> _Exercise requirements_: Transcribe each line of the material as it is, and drop any picture.

[Data lines start]

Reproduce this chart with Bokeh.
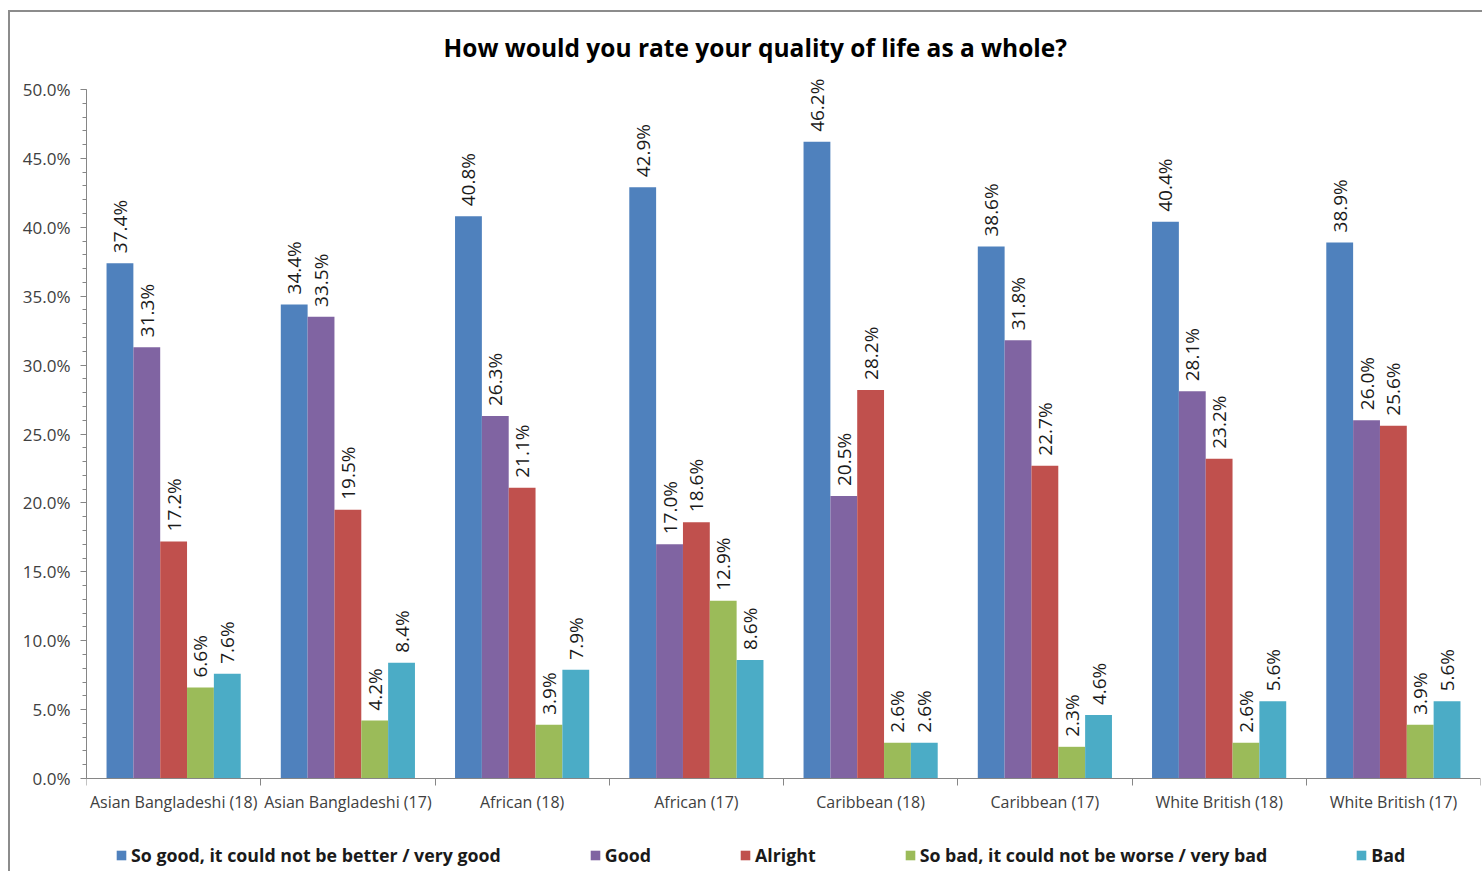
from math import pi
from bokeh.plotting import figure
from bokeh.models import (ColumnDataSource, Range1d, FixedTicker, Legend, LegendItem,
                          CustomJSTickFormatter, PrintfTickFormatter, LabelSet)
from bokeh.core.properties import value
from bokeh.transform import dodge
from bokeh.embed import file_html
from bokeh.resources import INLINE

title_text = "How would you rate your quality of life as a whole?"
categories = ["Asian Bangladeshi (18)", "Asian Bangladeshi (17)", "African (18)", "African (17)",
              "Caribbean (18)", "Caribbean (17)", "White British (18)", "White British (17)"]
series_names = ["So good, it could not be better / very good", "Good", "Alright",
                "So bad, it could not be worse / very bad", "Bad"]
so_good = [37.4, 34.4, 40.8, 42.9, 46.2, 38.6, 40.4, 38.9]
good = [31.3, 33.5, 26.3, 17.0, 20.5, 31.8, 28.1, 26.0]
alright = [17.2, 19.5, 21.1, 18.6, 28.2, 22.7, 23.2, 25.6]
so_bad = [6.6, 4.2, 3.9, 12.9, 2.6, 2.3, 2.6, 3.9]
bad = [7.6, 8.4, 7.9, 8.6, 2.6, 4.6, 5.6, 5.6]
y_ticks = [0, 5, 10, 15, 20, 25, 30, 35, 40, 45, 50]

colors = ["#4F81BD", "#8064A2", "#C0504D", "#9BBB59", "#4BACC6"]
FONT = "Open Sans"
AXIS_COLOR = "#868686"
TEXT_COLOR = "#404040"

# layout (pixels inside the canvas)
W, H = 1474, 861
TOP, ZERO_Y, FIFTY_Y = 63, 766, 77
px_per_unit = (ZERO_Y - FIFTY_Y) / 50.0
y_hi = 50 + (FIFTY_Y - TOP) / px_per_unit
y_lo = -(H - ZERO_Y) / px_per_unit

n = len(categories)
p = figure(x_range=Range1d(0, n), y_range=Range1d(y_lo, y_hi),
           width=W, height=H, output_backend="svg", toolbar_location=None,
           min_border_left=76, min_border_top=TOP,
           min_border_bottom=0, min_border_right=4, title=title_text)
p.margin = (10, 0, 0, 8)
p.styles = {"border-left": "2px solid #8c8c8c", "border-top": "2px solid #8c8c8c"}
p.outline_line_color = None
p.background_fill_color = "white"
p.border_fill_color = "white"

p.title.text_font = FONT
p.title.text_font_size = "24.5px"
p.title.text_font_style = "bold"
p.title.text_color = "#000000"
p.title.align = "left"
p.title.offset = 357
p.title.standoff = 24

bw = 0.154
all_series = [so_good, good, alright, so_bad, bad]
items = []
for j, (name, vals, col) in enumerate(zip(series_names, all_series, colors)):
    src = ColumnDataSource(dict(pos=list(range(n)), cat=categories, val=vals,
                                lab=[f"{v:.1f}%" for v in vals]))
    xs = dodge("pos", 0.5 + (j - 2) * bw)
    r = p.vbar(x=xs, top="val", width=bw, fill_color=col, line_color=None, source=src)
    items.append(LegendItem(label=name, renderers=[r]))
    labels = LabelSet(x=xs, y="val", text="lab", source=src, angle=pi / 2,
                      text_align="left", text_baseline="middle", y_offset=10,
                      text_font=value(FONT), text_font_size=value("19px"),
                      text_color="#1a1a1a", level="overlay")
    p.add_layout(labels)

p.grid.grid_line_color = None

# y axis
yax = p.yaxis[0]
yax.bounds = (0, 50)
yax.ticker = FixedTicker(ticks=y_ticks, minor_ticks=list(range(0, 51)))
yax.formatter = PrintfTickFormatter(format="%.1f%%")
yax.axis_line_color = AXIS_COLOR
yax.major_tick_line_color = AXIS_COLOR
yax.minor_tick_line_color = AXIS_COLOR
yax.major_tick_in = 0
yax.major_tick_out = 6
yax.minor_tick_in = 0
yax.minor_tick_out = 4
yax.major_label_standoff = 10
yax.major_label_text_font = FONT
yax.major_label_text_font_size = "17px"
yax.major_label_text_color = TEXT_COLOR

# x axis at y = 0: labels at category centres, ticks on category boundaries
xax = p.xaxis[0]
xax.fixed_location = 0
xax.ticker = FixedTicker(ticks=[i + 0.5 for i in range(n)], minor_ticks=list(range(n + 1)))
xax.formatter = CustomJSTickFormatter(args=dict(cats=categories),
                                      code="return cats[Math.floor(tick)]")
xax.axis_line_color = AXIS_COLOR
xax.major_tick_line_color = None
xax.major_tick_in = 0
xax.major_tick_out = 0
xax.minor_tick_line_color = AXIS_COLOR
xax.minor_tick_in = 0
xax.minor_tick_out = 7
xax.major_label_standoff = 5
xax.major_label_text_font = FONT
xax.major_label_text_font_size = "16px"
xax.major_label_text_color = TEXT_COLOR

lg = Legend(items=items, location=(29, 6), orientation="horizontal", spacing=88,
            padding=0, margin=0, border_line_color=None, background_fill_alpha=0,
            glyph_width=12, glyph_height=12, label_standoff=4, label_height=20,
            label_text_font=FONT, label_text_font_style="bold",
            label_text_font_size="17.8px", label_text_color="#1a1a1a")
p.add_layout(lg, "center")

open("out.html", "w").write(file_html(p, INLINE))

[Data lines end]

> _Complete output_:
Reproduce this chart with Bokeh.
from math import pi
from bokeh.plotting import figure
from bokeh.models import (ColumnDataSource, Range1d, FixedTicker, Legend, LegendItem,
                          CustomJSTickFormatter, PrintfTickFormatter, LabelSet)
from bokeh.core.properties import value
from bokeh.transform import dodge
from bokeh.embed import file_html
from bokeh.resources import INLINE

title_text = "How would you rate your quality of life as a whole?"
categories = ["Asian Bangladeshi (18)", "Asian Bangladeshi (17)", "African (18)", "African (17)",
              "Caribbean (18)", "Caribbean (17)", "White British (18)", "White British (17)"]
series_names = ["So good, it could not be better / very good", "Good", "Alright",
                "So bad, it could not be worse / very bad", "Bad"]
so_good = [37.4, 34.4, 40.8, 42.9, 46.2, 38.6, 40.4, 38.9]
good = [31.3, 33.5, 26.3, 17.0, 20.5, 31.8, 28.1, 26.0]
alright = [17.2, 19.5, 21.1, 18.6, 28.2, 22.7, 23.2, 25.6]
so_bad = [6.6, 4.2, 3.9, 12.9, 2.6, 2.3, 2.6, 3.9]
bad = [7.6, 8.4, 7.9, 8.6, 2.6, 4.6, 5.6, 5.6]
y_ticks = [0, 5, 10, 15, 20, 25, 30, 35, 40, 45, 50]

colors = ["#4F81BD", "#8064A2", "#C0504D", "#9BBB59", "#4BACC6"]
FONT = "Open Sans"
AXIS_COLOR = "#868686"
TEXT_COLOR = "#404040"

# layout (pixels inside the canvas)
W, H = 1474, 861
TOP, ZERO_Y, FIFTY_Y = 63, 766, 77
px_per_unit = (ZERO_Y - FIFTY_Y) / 50.0
y_hi = 50 + (FIFTY_Y - TOP) / px_per_unit
y_lo = -(H - ZERO_Y) / px_per_unit

n = len(categories)
p = figure(x_range=Range1d(0, n), y_range=Range1d(y_lo, y_hi),
           width=W, height=H, output_backend="svg", toolbar_location=None,
           min_border_left=76, min_border_top=TOP,
           min_border_bottom=0, min_border_right=4, title=title_text)
p.margin = (10, 0, 0, 8)
p.styles = {"border-left": "2px solid #8c8c8c", "border-top": "2px solid #8c8c8c"}
p.outline_line_color = None
p.background_fill_color = "white"
p.border_fill_color = "white"

p.title.text_font = FONT
p.title.text_font_size = "24.5px"
p.title.text_font_style = "bold"
p.title.text_color = "#000000"
p.title.align = "left"
p.title.offset = 357
p.title.standoff = 24

bw = 0.154
all_series = [so_good, good, alright, so_bad, bad]
items = []
for j, (name, vals, col) in enumerate(zip(series_names, all_series, colors)):
    src = ColumnDataSource(dict(pos=list(range(n)), cat=categories, val=vals,
                                lab=[f"{v:.1f}%" for v in vals]))
    xs = dodge("pos", 0.5 + (j - 2) * bw)
    r = p.vbar(x=xs, top="val", width=bw, fill_color=col, line_color=None, source=src)
    items.append(LegendItem(label=name, renderers=[r]))
    labels = LabelSet(x=xs, y="val", text="lab", source=src, angle=pi / 2,
                      text_align="left", text_baseline="middle", y_offset=10,
                      text_font=value(FONT), text_font_size=value("19px"),
                      text_color="#1a1a1a", level="overlay")
    p.add_layout(labels)

p.grid.grid_line_color = None

# y axis
yax = p.yaxis[0]
yax.bounds = (0, 50)
yax.ticker = FixedTicker(ticks=y_ticks, minor_ticks=list(range(0, 51)))
yax.formatter = PrintfTickFormatter(format="%.1f%%")
yax.axis_line_color = AXIS_COLOR
yax.major_tick_line_color = AXIS_COLOR
yax.minor_tick_line_color = AXIS_COLOR
yax.major_tick_in = 0
yax.major_tick_out = 6
yax.minor_tick_in = 0
yax.minor_tick_out = 4
yax.major_label_standoff = 10
yax.major_label_text_font = FONT
yax.major_label_text_font_size = "17px"
yax.major_label_text_color = TEXT_COLOR

# x axis at y = 0: labels at category centres, ticks on category boundaries
xax = p.xaxis[0]
xax.fixed_location = 0
xax.ticker = FixedTicker(ticks=[i + 0.5 for i in range(n)], minor_ticks=list(range(n + 1)))
xax.formatter = CustomJSTickFormatter(args=dict(cats=categories),
                                      code="return cats[Math.floor(tick)]")
xax.axis_line_color = AXIS_COLOR
xax.major_tick_line_color = None
xax.major_tick_in = 0
xax.major_tick_out = 0
xax.minor_tick_line_color = AXIS_COLOR
xax.minor_tick_in = 0
xax.minor_tick_out = 7
xax.major_label_standoff = 5
xax.major_label_text_font = FONT
xax.major_label_text_font_size = "16px"
xax.major_label_text_color = TEXT_COLOR

lg = Legend(items=items, location=(29, 6), orientation="horizontal", spacing=88,
            padding=0, margin=0, border_line_color=None, background_fill_alpha=0,
            glyph_width=12, glyph_height=12, label_standoff=4, label_height=20,
            label_text_font=FONT, label_text_font_style="bold",
            label_text_font_size="17.8px", label_text_color="#1a1a1a")
p.add_layout(lg, "center")

open("out.html", "w").write(file_html(p, INLINE))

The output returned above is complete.